— START Input material —

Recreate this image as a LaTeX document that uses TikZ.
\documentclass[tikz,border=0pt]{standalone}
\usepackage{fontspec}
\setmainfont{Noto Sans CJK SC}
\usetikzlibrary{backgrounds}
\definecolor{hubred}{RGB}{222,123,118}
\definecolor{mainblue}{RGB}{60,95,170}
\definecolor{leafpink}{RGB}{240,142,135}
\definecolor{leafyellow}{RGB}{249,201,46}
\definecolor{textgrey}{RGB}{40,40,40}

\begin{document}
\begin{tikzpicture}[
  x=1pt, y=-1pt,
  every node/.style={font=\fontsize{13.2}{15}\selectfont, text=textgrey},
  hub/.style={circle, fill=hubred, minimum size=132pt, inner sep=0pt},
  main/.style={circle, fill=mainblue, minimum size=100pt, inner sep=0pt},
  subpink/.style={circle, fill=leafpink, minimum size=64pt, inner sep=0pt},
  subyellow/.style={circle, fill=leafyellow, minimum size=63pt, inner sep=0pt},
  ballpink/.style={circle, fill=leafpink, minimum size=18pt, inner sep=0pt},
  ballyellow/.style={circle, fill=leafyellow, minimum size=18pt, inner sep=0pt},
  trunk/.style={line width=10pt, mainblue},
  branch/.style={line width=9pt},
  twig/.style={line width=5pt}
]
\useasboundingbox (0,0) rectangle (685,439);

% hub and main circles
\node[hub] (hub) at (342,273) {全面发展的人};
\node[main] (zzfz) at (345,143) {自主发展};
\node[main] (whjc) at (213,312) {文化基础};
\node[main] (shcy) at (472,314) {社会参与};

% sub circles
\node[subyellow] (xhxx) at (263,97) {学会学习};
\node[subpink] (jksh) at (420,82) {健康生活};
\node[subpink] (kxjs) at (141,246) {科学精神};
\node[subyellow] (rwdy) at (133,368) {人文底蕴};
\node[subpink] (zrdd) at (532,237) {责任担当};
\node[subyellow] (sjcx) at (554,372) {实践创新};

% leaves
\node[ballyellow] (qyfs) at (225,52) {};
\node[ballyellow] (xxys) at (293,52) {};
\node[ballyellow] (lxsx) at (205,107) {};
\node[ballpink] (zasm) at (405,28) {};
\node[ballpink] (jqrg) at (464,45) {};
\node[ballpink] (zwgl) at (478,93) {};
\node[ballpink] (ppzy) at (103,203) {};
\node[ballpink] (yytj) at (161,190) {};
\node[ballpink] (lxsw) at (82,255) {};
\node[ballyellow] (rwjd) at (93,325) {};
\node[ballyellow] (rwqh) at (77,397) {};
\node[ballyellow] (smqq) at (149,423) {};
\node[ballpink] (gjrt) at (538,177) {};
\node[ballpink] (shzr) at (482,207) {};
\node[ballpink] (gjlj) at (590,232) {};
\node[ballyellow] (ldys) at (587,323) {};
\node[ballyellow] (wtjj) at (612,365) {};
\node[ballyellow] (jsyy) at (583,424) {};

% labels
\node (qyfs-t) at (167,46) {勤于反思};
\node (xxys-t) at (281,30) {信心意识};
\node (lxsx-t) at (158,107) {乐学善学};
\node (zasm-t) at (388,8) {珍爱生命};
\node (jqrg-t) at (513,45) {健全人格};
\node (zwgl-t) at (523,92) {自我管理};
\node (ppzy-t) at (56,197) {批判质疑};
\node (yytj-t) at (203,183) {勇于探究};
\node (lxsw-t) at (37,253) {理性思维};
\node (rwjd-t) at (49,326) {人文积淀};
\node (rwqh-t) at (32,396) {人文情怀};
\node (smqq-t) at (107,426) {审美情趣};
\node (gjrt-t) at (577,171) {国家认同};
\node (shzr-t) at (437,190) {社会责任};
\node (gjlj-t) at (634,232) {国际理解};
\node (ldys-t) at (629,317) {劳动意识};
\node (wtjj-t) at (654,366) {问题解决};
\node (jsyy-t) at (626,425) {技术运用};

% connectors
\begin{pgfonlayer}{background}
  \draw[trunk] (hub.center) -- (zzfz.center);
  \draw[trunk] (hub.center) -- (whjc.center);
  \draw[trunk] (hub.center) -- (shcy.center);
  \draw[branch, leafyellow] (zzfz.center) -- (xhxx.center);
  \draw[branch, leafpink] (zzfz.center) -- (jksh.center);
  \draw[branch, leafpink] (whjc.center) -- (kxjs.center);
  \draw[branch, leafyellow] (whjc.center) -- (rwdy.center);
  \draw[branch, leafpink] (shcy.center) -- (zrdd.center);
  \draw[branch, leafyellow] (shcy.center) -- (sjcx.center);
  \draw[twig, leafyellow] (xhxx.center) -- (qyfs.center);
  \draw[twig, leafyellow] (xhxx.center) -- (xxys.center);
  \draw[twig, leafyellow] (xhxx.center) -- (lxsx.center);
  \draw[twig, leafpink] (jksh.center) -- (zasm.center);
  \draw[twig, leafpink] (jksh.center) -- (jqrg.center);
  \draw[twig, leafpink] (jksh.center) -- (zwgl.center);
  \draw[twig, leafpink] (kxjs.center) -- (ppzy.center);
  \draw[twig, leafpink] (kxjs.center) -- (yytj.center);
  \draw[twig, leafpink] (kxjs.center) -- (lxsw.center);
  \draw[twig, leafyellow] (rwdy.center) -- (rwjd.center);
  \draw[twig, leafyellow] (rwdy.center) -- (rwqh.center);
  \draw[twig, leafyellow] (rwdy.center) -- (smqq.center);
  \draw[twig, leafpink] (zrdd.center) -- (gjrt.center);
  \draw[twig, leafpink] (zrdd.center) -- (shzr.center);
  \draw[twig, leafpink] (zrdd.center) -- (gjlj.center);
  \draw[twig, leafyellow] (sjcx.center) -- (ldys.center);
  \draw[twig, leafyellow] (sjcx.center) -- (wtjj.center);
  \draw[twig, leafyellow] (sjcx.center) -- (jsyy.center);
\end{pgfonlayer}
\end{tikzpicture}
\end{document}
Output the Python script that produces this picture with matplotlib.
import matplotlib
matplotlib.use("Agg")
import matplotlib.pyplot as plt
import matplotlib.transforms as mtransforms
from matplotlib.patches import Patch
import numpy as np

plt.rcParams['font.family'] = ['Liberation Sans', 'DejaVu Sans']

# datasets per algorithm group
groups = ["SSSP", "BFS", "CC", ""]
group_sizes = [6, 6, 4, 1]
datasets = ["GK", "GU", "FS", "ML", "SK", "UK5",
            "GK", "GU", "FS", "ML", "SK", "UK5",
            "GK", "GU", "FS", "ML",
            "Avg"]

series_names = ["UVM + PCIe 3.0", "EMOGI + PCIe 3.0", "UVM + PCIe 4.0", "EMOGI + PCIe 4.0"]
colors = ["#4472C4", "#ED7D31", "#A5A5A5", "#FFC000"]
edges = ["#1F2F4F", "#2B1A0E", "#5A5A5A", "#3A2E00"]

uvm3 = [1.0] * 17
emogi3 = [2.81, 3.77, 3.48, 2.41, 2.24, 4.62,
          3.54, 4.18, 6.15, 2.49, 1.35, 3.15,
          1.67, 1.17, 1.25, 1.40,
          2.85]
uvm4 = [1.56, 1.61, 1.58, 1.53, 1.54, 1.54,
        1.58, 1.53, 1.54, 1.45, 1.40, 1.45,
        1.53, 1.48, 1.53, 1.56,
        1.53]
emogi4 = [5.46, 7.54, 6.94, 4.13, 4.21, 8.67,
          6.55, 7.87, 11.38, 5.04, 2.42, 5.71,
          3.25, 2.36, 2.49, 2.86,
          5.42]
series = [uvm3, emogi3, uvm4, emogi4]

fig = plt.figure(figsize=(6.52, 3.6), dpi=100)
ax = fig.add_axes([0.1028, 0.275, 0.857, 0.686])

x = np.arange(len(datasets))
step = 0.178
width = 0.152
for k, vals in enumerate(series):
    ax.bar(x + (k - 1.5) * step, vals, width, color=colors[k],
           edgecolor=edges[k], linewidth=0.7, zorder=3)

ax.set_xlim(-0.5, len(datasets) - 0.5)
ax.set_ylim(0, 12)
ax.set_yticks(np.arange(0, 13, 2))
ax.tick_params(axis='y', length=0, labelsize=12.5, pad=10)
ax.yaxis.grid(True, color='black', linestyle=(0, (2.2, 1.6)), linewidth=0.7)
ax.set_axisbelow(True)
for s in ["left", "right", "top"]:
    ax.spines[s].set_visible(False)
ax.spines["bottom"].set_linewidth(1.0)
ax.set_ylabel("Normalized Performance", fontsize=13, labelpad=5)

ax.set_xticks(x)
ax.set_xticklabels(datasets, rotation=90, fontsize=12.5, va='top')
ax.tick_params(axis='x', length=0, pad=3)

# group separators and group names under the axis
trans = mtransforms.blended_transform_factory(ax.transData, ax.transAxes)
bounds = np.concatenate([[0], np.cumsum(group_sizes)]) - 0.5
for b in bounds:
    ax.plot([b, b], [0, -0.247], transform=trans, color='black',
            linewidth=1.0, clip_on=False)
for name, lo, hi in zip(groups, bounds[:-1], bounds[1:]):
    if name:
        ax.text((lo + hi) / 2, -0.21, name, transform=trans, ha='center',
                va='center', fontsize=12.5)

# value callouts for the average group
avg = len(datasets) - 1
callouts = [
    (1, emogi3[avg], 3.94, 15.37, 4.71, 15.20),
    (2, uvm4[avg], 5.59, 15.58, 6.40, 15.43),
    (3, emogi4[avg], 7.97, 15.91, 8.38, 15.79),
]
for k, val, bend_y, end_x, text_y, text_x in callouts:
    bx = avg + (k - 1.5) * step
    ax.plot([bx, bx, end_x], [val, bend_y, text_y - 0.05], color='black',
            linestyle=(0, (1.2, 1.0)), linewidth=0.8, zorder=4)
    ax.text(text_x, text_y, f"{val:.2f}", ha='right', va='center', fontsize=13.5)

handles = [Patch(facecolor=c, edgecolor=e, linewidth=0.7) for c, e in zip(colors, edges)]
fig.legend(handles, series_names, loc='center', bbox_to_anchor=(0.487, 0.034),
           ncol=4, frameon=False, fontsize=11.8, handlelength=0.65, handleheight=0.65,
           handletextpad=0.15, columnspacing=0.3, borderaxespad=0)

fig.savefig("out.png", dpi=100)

— END Input material —

Exercise goal: Return exactly the opening lines of the listing above, ending with the line that has "(0,0) rectangle (685,439);".

Result for this task:
Recreate this image as a LaTeX document that uses TikZ.
\documentclass[tikz,border=0pt]{standalone}
\usepackage{fontspec}
\setmainfont{Noto Sans CJK SC}
\usetikzlibrary{backgrounds}
\definecolor{hubred}{RGB}{222,123,118}
\definecolor{mainblue}{RGB}{60,95,170}
\definecolor{leafpink}{RGB}{240,142,135}
\definecolor{leafyellow}{RGB}{249,201,46}
\definecolor{textgrey}{RGB}{40,40,40}

\begin{document}
\begin{tikzpicture}[
  x=1pt, y=-1pt,
  every node/.style={font=\fontsize{13.2}{15}\selectfont, text=textgrey},
  hub/.style={circle, fill=hubred, minimum size=132pt, inner sep=0pt},
  main/.style={circle, fill=mainblue, minimum size=100pt, inner sep=0pt},
  subpink/.style={circle, fill=leafpink, minimum size=64pt, inner sep=0pt},
  subyellow/.style={circle, fill=leafyellow, minimum size=63pt, inner sep=0pt},
  ballpink/.style={circle, fill=leafpink, minimum size=18pt, inner sep=0pt},
  ballyellow/.style={circle, fill=leafyellow, minimum size=18pt, inner sep=0pt},
  trunk/.style={line width=10pt, mainblue},
  branch/.style={line width=9pt},
  twig/.style={line width=5pt}
]
\useasboundingbox (0,0) rectangle (685,439);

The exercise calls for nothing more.